Dave Ahrens

No. 58, 57, 50
- Position: Linebacker

Personal information
- Born: December 5, 1958 (age 67) Cedar Falls, Iowa, U.S.
- Listed height: 6 ft 3 in (1.91 m)
- Listed weight: 238 lb (108 kg)

Career information
- High school: Oregon (Oregon, Wisconsin)
- College: Wisconsin
- NFL draft: 1981: 6th round, 143rd overall pick

Career history
- St. Louis Cardinals (1981–1984); Indianapolis Colts (1985–1987); Detroit Lions (1988); Miami Dolphins (1989); Seattle Seahawks (1990);

Awards and highlights
- 2× Second-team All-Big Ten (1979, 1980);

Career NFL statistics
- Sacks: 3
- Interceptions: 1
- Fumble recoveries: 4
- Stats at Pro Football Reference

= Dave Ahrens =

American football player (born 1958)

Dave Ahrens (born December 5, 1958) is an American former professional football player who was a linebacker for 10 seasons in the National Football League (NFL). The Cedar Falls, Iowa native played college football for the Wisconsin Badgers.

== Early life ==
Ahrens played high school at Oregon High School in Oregon, Wisconsin, where he played fullback and linebacker and was named All-State by the Associated Press his senior year. Ahrens started out at the University of Wisconsin–Madison playing fullback but switched to linebacker and was captain and Team MVP of the 1980 Badgers team.

== Professional career ==

=== St. Louis Cardinals ===
Ahrens was selected by the St. Louis Cardinals in the sixth round (143rd overall) of the 1981 NFL draft. He recorded his only interception his rookie year, which was returned for a touchdown. Ahrens played in all the games and started ten his rookie season, but his playing time diminished and after four years he was traded to the Indianapolis Colts for a tenth-round pick in the 1986 NFL draft.

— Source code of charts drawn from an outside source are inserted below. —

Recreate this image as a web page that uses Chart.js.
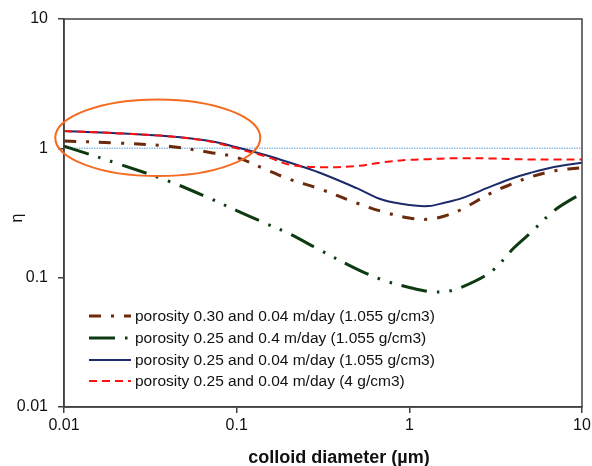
<!DOCTYPE html>
<html>
<head>
<meta charset="utf-8">
<script src="https://cdn.jsdelivr.net/npm/chart.js@4/dist/chart.umd.min.js"></script>
<style>
  html, body { margin: 0; padding: 0; background: #fff; }
  #wrap { width: 592px; height: 466px; position: relative; }
</style>
</head>
<body>
<div id="wrap"><canvas id="c"></canvas></div>
<script>
// ---- data ----
const diameters = [0.01, 0.02, 0.04, 0.07, 0.1, 0.15, 0.2, 0.3, 0.5, 0.7, 1, 1.3, 1.6, 2, 3, 4, 5, 7, 10];
const etaPor030v004 = [1.14, 1.10, 1.04, 0.93, 0.85, 0.68, 0.58, 0.488, 0.376, 0.324, 0.289, 0.283, 0.30, 0.337, 0.454, 0.535, 0.60, 0.672, 0.71];
const etaPor025v04  = [1.04, 0.77, 0.56, 0.41, 0.33, 0.26, 0.22, 0.165, 0.116, 0.096, 0.084, 0.078, 0.078, 0.084, 0.112, 0.168, 0.22, 0.335, 0.45];
const etaPor025v004 = [1.36, 1.31, 1.24, 1.14, 1.02, 0.88, 0.78, 0.65, 0.49, 0.40, 0.364, 0.358, 0.38, 0.41, 0.51, 0.59, 0.645, 0.72, 0.775];
const etaPor025v004d4 = [1.36, 1.31, 1.24, 1.13, 1.0, 0.86, 0.75, 0.715, 0.73, 0.78, 0.815, 0.825, 0.835, 0.84, 0.835, 0.825, 0.82, 0.82, 0.82];
const seriesLabels = [
  'porosity 0.30 and 0.04 m/day (1.055 g/cm3)',
  'porosity 0.25 and 0.4 m/day (1.055 g/cm3)',
  'porosity 0.25 and 0.04 m/day (1.055 g/cm3)',
  'porosity 0.25 and 0.04 m/day (4 g/cm3)'
];
const refLineX = [0.01, 10];
const refLineY = [1, 1];
const xTicks = [0.01, 0.1, 1, 10];
const yTicks = [0.01, 0.1, 1, 10];
const xTitle = 'colloid diameter (\u00b5m)';
const yTitle = '\u03b7';
// highlighted region (ellipse) in data units
const ellipseX = [0.0089, 0.137];
const ellipseY = [0.61, 2.39];

const toPts = (xs, ys) => xs.map((x, i) => ({ x: x, y: ys[i] }));

const FONT = "'Liberation Sans', Arial, sans-serif";

const styles = [
  { color: '#6b2a0c', width: 3, dash: [12, 10, 3, 10], order: 2 },
  { color: '#0e3a12', width: 3, dash: [26, 10, 2.5, 10, 2.5, 10], order: 3 },
  { color: '#1b2a6b', width: 2, dash: [], order: 1 },
  { color: '#ff1010', width: 2, dash: [8, 5], order: 0 }
];
const seriesData = [etaPor030v004, etaPor025v04, etaPor025v004, etaPor025v004d4];

const datasets = seriesData.map((ys, i) => ({
  label: seriesLabels[i],
  data: toPts(diameters, ys),
  borderColor: styles[i].color,
  backgroundColor: styles[i].color,
  borderWidth: styles[i].width,
  borderDash: styles[i].dash,
  borderCapStyle: 'butt',
  pointRadius: 0,
  tension: 0.35,
  order: styles[i].order,
  fill: false
}));
datasets.push({
  label: 'ref',
  data: toPts(refLineX, refLineY),
  borderColor: '#8ebfe8',
  borderWidth: 1.5,
  borderDash: [1.5, 1],
  pointRadius: 0,
  order: 5,
  fill: false
});

const decor = {
  id: 'decor',
  afterDraw(chart) {
    const { ctx, chartArea: a, scales } = chart;
    const xs = scales.x, ys = scales.y;
    ctx.save();
    // frame
    ctx.strokeStyle = '#404040';
    ctx.lineWidth = 1.5;
    ctx.setLineDash([]);
    ctx.strokeRect(a.left, a.top, a.right - a.left, a.bottom - a.top);

    // ellipse annotation
    const l = xs.getPixelForValue(ellipseX[0]), r = xs.getPixelForValue(ellipseX[1]);
    const t = ys.getPixelForValue(ellipseY[1]), b = ys.getPixelForValue(ellipseY[0]);
    ctx.beginPath();
    ctx.ellipse((l + r) / 2, (t + b) / 2, (r - l) / 2, (b - t) / 2, 0, 0, Math.PI * 2);
    ctx.strokeStyle = '#f36c21';
    ctx.lineWidth = 2;
    ctx.stroke();

    // legend
    const rows = [316, 338, 360, 381];
    ctx.font = '15.5px ' + FONT;
    ctx.textBaseline = 'middle';
    ctx.textAlign = 'left';
    for (let i = 0; i < 4; i++) {
      const ds = chart.data.datasets[i];
      ctx.beginPath();
      ctx.setLineDash(ds.borderDash || []);
      ctx.lineDashOffset = 0;
      ctx.strokeStyle = ds.borderColor;
      ctx.lineWidth = ds.borderWidth;
      ctx.lineCap = 'butt';
      ctx.moveTo(89, rows[i]);
      ctx.lineTo(131, rows[i]);
      ctx.stroke();
      ctx.setLineDash([]);
      ctx.fillStyle = '#111';
      ctx.fillText(ds.label, 135, rows[i] + 1);
    }

    // x title
    ctx.font = 'bold 18px ' + FONT;
    ctx.textAlign = 'center';
    ctx.textBaseline = 'alphabetic';
    ctx.fillStyle = '#111';
    ctx.fillText(xTitle, 339, 463);

    // y title (rotated)
    ctx.translate(22, 218);
    ctx.rotate(-Math.PI / 2);
    ctx.font = '16px ' + FONT;
    ctx.textAlign = 'center';
    ctx.fillText(yTitle, 0, 0);
    ctx.restore();
  }
};

const fmt = v => String(v);

new Chart(document.getElementById('c'), {
  type: 'line',
  data: { datasets },
  options: {
    responsive: true,
    maintainAspectRatio: false,
    animation: false,
    events: [],
    layout: { padding: { left: 0, top: 19, right: 10, bottom: 0 } },
    plugins: { legend: { display: false }, tooltip: { enabled: false } },
    scales: {
      x: {
        type: 'logarithmic',
        min: 0.01, max: 10,
        afterBuildTicks: s => { s.ticks = xTicks.map(v => ({ value: v })); },
        afterFit: s => { s.height = 59; s.paddingLeft = 0; s.paddingRight = 0; },
        ticks: { callback: fmt, font: { family: FONT, size: 16 }, color: '#111', padding: 3, maxRotation: 0, autoSkip: false },
        grid: { drawOnChartArea: false, drawTicks: true, tickLength: 6, color: '#404040', lineWidth: 1.5 },
        border: { display: true, color: '#404040', width: 1.5 }
      },
      y: {
        type: 'logarithmic',
        min: 0.01, max: 10,
        afterBuildTicks: s => { s.ticks = yTicks.map(v => ({ value: v })); },
        afterFit: s => { s.width = 64; s.paddingTop = 0; s.paddingBottom = 0; },
        ticks: { callback: fmt, font: { family: FONT, size: 16 }, color: '#111', padding: 10, autoSkip: false },
        grid: { drawOnChartArea: false, drawTicks: true, tickLength: 6, color: '#404040', lineWidth: 1.5 },
        border: { display: true, color: '#404040', width: 1.5 }
      }
    }
  },
  plugins: [decor]
});
</script>
</body>
</html>
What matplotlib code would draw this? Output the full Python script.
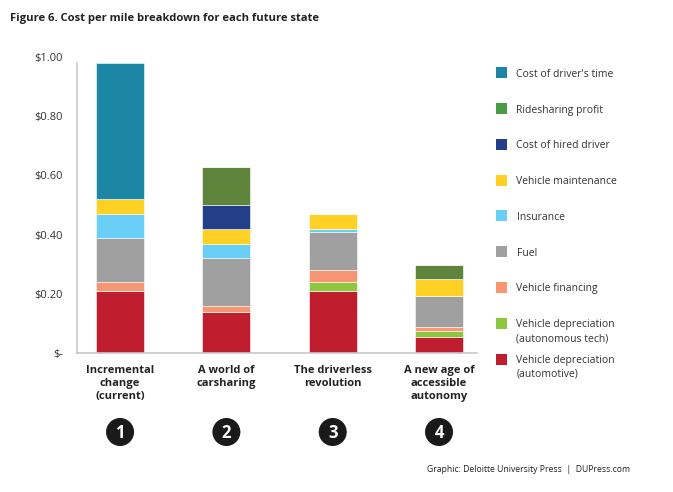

=== Indianapolis Colts ===
Ahrens was traded to the Indianapolis Colts before the 1985 season. He did not start a single game in 1985 but had arguably his best NFL season in 1986, starting ten games, and registering two quarterback sacks, one of them helping the Colts secure their first win of the year late in the season against the Atlanta Falcons.

=== Detroit Lions ===
Ahrens spent 1988 with the Detroit Lions but only played in half the games and was left unprotected.

=== Miami Dolphins ===
Ahrens was signed by the Miami Dolphins before 1989 and recorded one sack with the team. Due to salary concerns, the Dolphins released him but he did sign a Plan B contract.

=== Seattle Seahawks ===
Ahrens signed with the Seattle Seahawks in free agency before the 1990 season. He was cut during final cuts only to be re-signed by the team. Ahrens was placed on injured reserve following a broken leg against the Denver Broncos late in the season.

==Later life==
Ahrens spent the 1991 season with the Colts as an assistant coach. He was part of a large group of Colts players named in a 2011 concussion lawsuit against the NFL.